By the time Abraham Ebdus and the nurse ran back to the room the man in the bed was deep into his screaming throes of withdrawal or D.T.’s or whatever, sweat broken everywhere on his body, contortions wrenching the bed frame. The bounds held, so that body and bed became one shape rattling, shivering in agony. He found the IV pole and knocked it to the floor, bag bursting yellow spill everywhere. The kid was pressed to the far wall, but not panicked, watching coolly. Nurse harrumphed to broadcast her unsurprise: this only went to show and was all in a day’s etcetera. Abraham, having achieved no satisfaction from the higher-ups at the nurses’ station in the corridor, gathers the poor kid, who’s been punished enough by now you’d have to think, gets him out of there. The man’s bellowing is insane. It’s frankly hard to take.

Dylan Ebdus with a ring gripped in his first, the fist buried deep in his pants pocket, the ring itself pulsing in his sweaty fingers as though it were a token, a tiny fragment of the mad paroxysm of the man in the hospital bed, now borne covertly away into the breezy Fort Greene afternoon.

“What was he saying?” Abraham asked his son gently, once they’d gone a few blocks, the yellow insanity of the hospital receding into dream.

Dylan Ebdus just shrugged. The flying man, he’d said a lot of things.

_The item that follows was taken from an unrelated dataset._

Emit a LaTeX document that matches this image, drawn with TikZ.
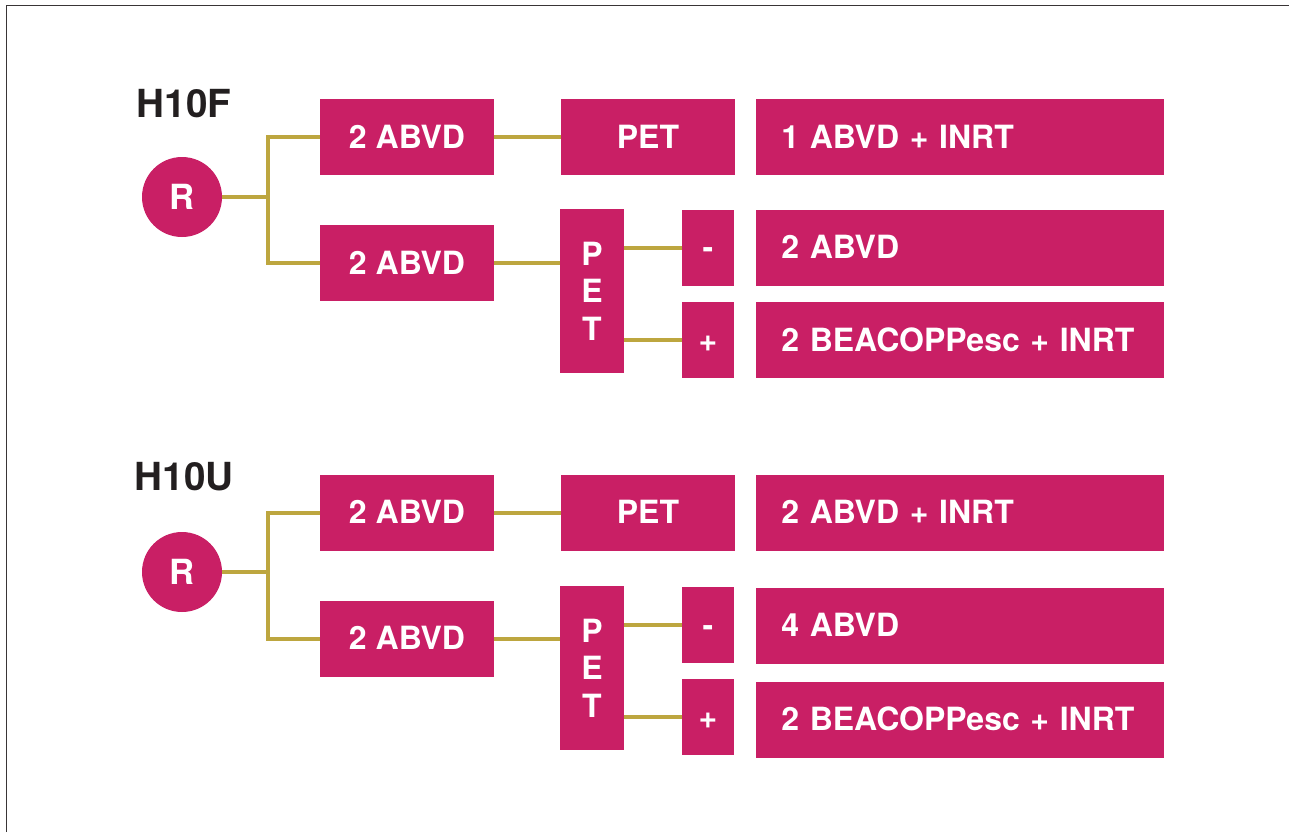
\documentclass[tikz,border=0pt]{standalone}
\usepackage{fontspec}
\setmainfont{TeX Gyre Heros}
\definecolor{berry}{HTML}{C91F65}
\definecolor{ochre}{HTML}{BDA63F}
\definecolor{ink}{HTML}{231F20}
\tikzset{
  arm/.style={rectangle, fill=berry, text=white, inner sep=0pt,
    font=\bfseries\fontsize{24}{28}\selectfont, text height=17pt, text depth=0pt,
    minimum width=130.5pt, minimum height=57pt},
  sign/.style={arm, minimum width=39pt},
  petcol/.style={rectangle, fill=berry, text=white, inner sep=0pt, align=center,
    font=\bfseries\fontsize{24}{28}\selectfont,
    minimum width=48pt, minimum height=123pt},
  regimen/.style={arm, minimum width=0pt, text width=268pt, align=left, inner xsep=19pt},
  rand/.style={circle, fill=berry, text=white, inner sep=0pt, minimum size=60pt,
    font=\bfseries\fontsize{26}{30}\selectfont},
  trial/.style={text=ink, font=\bfseries\fontsize{29}{34}\selectfont},
  link/.style={draw=ochre, line width=3pt}
}
\begin{document}
\begin{tikzpicture}[x=0.75pt, y=-0.75pt]
    \useasboundingbox (0,0) rectangle (1289,832);
    \draw[color=ink!90, line width=1.1pt] (6.5,832) -- (6.5,5.5) -- (1289,5.5);

    \node[trial] (lab1) at (184,104) {H10F};
    \node[rand] (r1) at (182,197) {R};
    \coordinate (j1) at (268,197);
    \node[arm] (a1) at (407,137) {2 ABVD};
    \node[arm] (b1) at (407,263) {2 ABVD};
    \node[arm] (p1) at (648,137) {PET};
    \node[petcol] (q1) at (592,291) {P\\E\\T};
    \node[sign] (m1) at (708,247.5) {-};
    \node[sign] (n1) at (708,340) {+};
    \node[regimen] (c1) at (960,137) {1 ABVD + INRT};
    \node[regimen] (d1) at (960,247.5) {2 ABVD};
    \node[regimen] (e1) at (960,340) {2 BEACOPPesc + INRT};
    \draw[link] (r1) -- (j1);
    \draw[link] (a1.west) -| (j1) |- (b1.west);
    \draw[link] (a1) -- (p1);
    \draw[link] (b1.east) -- (b1.east -| q1.west);
    \draw[link] (q1.east |- m1) -- (m1.west);
    \draw[link] (q1.east |- n1) -- (n1.west);

    \node[trial] (lab2) at (184,477) {H10U};
    \node[rand] (r2) at (182,572) {R};
    \coordinate (j2) at (268,572);
    \node[arm] (a2) at (407,512.5) {2 ABVD};
    \node[arm] (b2) at (407,638.5) {2 ABVD};
    \node[arm] (p2) at (648,512.5) {PET};
    \node[petcol] (q2) at (592,668) {P\\E\\T};
    \node[sign] (m2) at (708,625) {-};
    \node[sign] (n2) at (708,717) {+};
    \node[regimen] (c2) at (960,512.5) {2 ABVD + INRT};
    \node[regimen] (d2) at (960,625.5) {4 ABVD};
    \node[regimen] (e2) at (960,719.5) {2 BEACOPPesc + INRT};
    \draw[link] (r2) -- (j2);
    \draw[link] (a2.west) -| (j2) |- (b2.west);
    \draw[link] (a2) -- (p2);
    \draw[link] (b2.east) -- (b2.east -| q2.west);
    \draw[link] (q2.east |- m2) -- (m2.west);
    \draw[link] (q2.east |- n2) -- (n2.west);
\end{tikzpicture}
\end{document}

The last-it couldn’t actually have been “ Fight evil! ” could it?

chapter 10

Summer’s start, 1977: various persons are sprung, various terms and sentences completed. For instance here’s Barrett Rude Senior, six years served on a ten-to-fifteen, now paroled on good behavior, dressed in the green sharkskin suit and worn wingtips he’d been tried in, at a Greyhound’s window seat as it courses a circular ramp into the guts of Port Authority, midtown towers doubled in the smoked glass’s reflections and dancing with the engine’s vibration. His only baggage, a hard leather briefcase tucked upright between his ankles, contains legal papers, a certificate of ministry in the Church of the Parlor of God, and a pair of photographs-teenage Barrett Junior and his then-thirtyish, now-late mother in one, fifth-grade school head shot of Mingus grinning in a mortarboard and tassel the other-in a frame constructed of ingeniously woven cigarette packages, Parliament emblem alternated with Marlboro. Plus mother-of-pearl cufflinks, rolled tie, and gilt-leather Bible. Mingus Rude’s been sent to meet this bus, to guide his grandfather to a cab, and by cab to Dean Street. He’ll offer to carry the briefcase and be refused. No offense, little man, but Reverend Barrett Rude Senior can handle his own stuff.